America’s current strategy can be characterized by three
catch-phrases – freedom of action, ability to fight a preventive
war, and democratic imperialism. This guideline is likely to
persist beyond the maximum duration of President George W. Bush’s
term in office.
Presently, only a minority of sovereign states are satisfied
with America’s strategic attitude, not to mention the extension of
the U.S. sphere of influence. A majority of people in Asia, Africa,
Latin America and Europe would prefer, of course, American
internationalism or multilateralism. All of us will try to
influence America in that direction. My guess, however, is that for
quite some time we will have to live with a considerable degree of
American unilateralism. But such situation should not immediately
tempt other nations to resort to voluntaristic actions. After all
it is the UN and its Charter that the rule of law in international
affairs is based on – the world has no other globally binding
Constitution.
In the long run, other traditional elements of the U.S. strategy
will again come into the open, namely multilateralism and
internationalism, but possibly also isolationism. These elements
have traditionally coexisted with unilateralism; occasionally one
or another would prevail. Due to the vitality of the American
nation and due to the differing trends inside American society, the
present hegemonial unilateralism will not prevail forever.

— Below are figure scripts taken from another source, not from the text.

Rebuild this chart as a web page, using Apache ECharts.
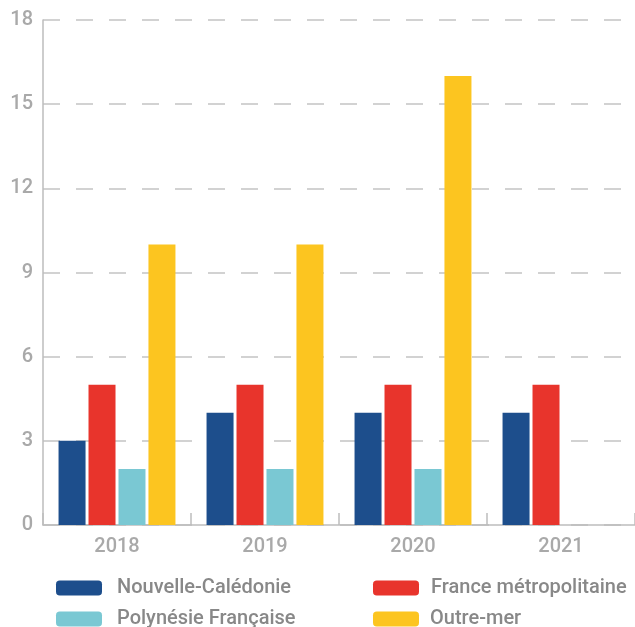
<!DOCTYPE html>
<html>
<head>
<meta charset="utf-8">
<script src="https://cdn.jsdelivr.net/npm/echarts@6/dist/echarts.min.js"></script>
<style>
  html, body { margin: 0; padding: 0; background: #fff; }
  #chart { width: 635px; height: 627px; }
</style>
</head>
<body>
<div id="chart"></div>
<script>
// Years on the category axis
const years = ['2018', '2019', '2020', '2021'];

// Values per territory
const nouvelleCaledonie = [3, 4, 4, 4];
const franceMetropolitaine = [5, 5, 5, 5];
const polynesieFrancaise = [2, 2, 2, null];
const outreMer = [10, 10, 16, null];

const seriesNames = ['Nouvelle-Calédonie', 'France métropolitaine', 'Polynésie Française', 'Outre-mer'];
const seriesColors = ['#1d4e8c', '#e8342c', '#7ac8d3', '#fcc520'];
const seriesData = [nouvelleCaledonie, franceMetropolitaine, polynesieFrancaise, outreMer];

// Legend laid out as two columns of two rows
const legendSlots = [
  { left: 56, top: 578, textGap: 10 },
  { left: 373, top: 578, textGap: 7 },
  { left: 56, top: 609, textGap: 10 },
  { left: 373, top: 609, textGap: 6 }
];

const chart = echarts.init(document.getElementById('chart'));

chart.setOption({
  animation: false,
  grid: { left: 43, top: 20, width: 595, height: 505, containLabel: false },
  legend: seriesNames.map((name, i) => ({
    data: [name],
    left: legendSlots[i].left, top: legendSlots[i].top,
    padding: 0,
    itemWidth: 46, itemHeight: 15,
    icon: 'roundRect',
    textStyle: {
      color: '#888888', fontSize: 20, fontFamily: 'Roboto', fontWeight: 500,
      padding: [0, 0, 0, legendSlots[i].textGap]
    },
    selectedMode: false
  })),
  xAxis: {
    type: 'category',
    data: years,
    axisLine: { lineStyle: { color: '#bdbdbd', width: 1.5 } },
    axisTick: { show: true, inside: true, length: 12, lineStyle: { color: '#bdbdbd', width: 1.5 } },
    axisLabel: { color: '#a9a9a9', fontSize: 20, fontFamily: 'Roboto', fontWeight: 500, margin: 12 }
  },
  yAxis: {
    type: 'value',
    min: 0, max: 18, interval: 3,
    axisLine: { show: true, lineStyle: { color: '#bdbdbd', width: 1.5 } },
    axisTick: { show: false },
    axisLabel: { color: '#a9a9a9', fontSize: 20, fontFamily: 'Roboto', fontWeight: 500, margin: 10 },
    splitLine: { show: true, lineStyle: { color: '#c4c4c4', width: 1.5, type: [17, 16] } }
  },
  series: seriesNames.map((name, i) => ({
    name: name,
    type: 'bar',
    data: seriesData[i],
    barWidth: 27,
    barGap: '11%',
    itemStyle: { color: seriesColors[i] }
  }))
});
</script>
</body>
</html>
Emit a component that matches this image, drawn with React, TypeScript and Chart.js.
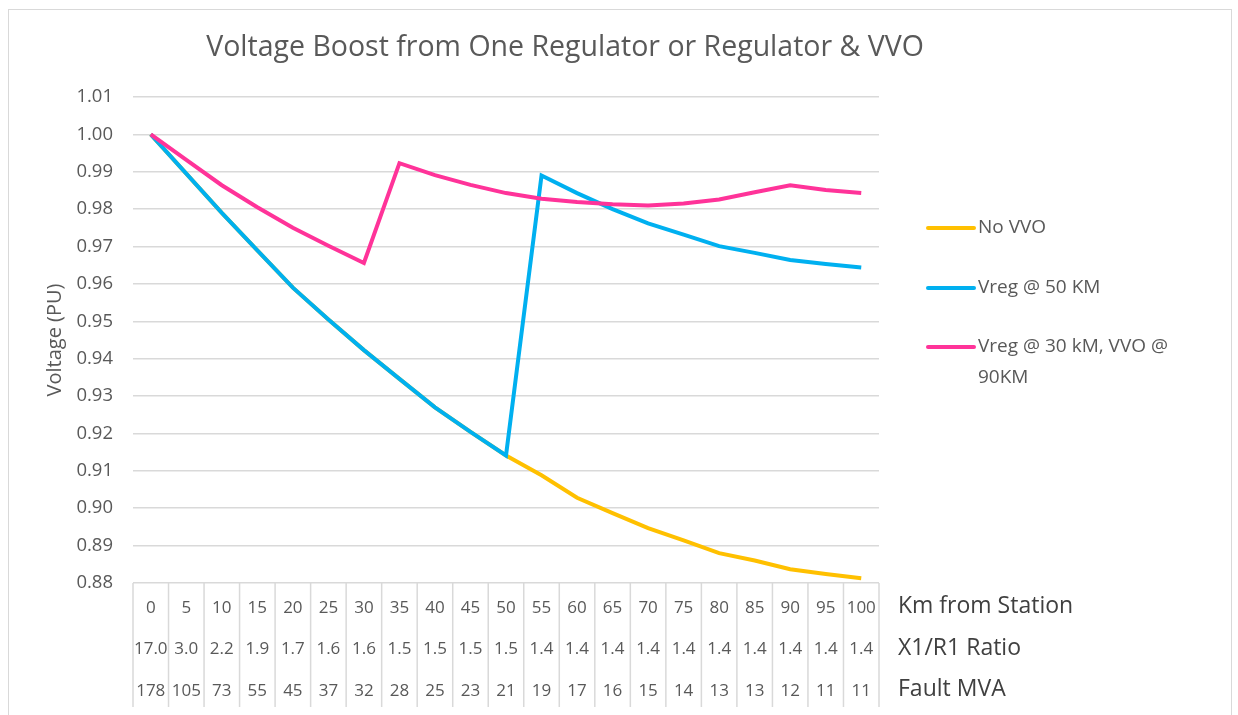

America will probably recover from its present-day psychosis;
the Americans will once again become aware of the fact that in the
new century mankind will certainly face many dangers and challenges
which no nation, not even as powerful as the U.S., will be able to
address on its own. Whether in the field of population explosion or
global warming, global environmental decay or global epidemics,
globalized crime or global monetary disorder – in none of these
fields will America be able to unilaterally provide the answers and
the means. Nor will the country be able to provide shelter for
itself. The U.S. leaders have long since known that in all these
fields they need international cooperation. I strongly believe that
they will once again lead into this direction.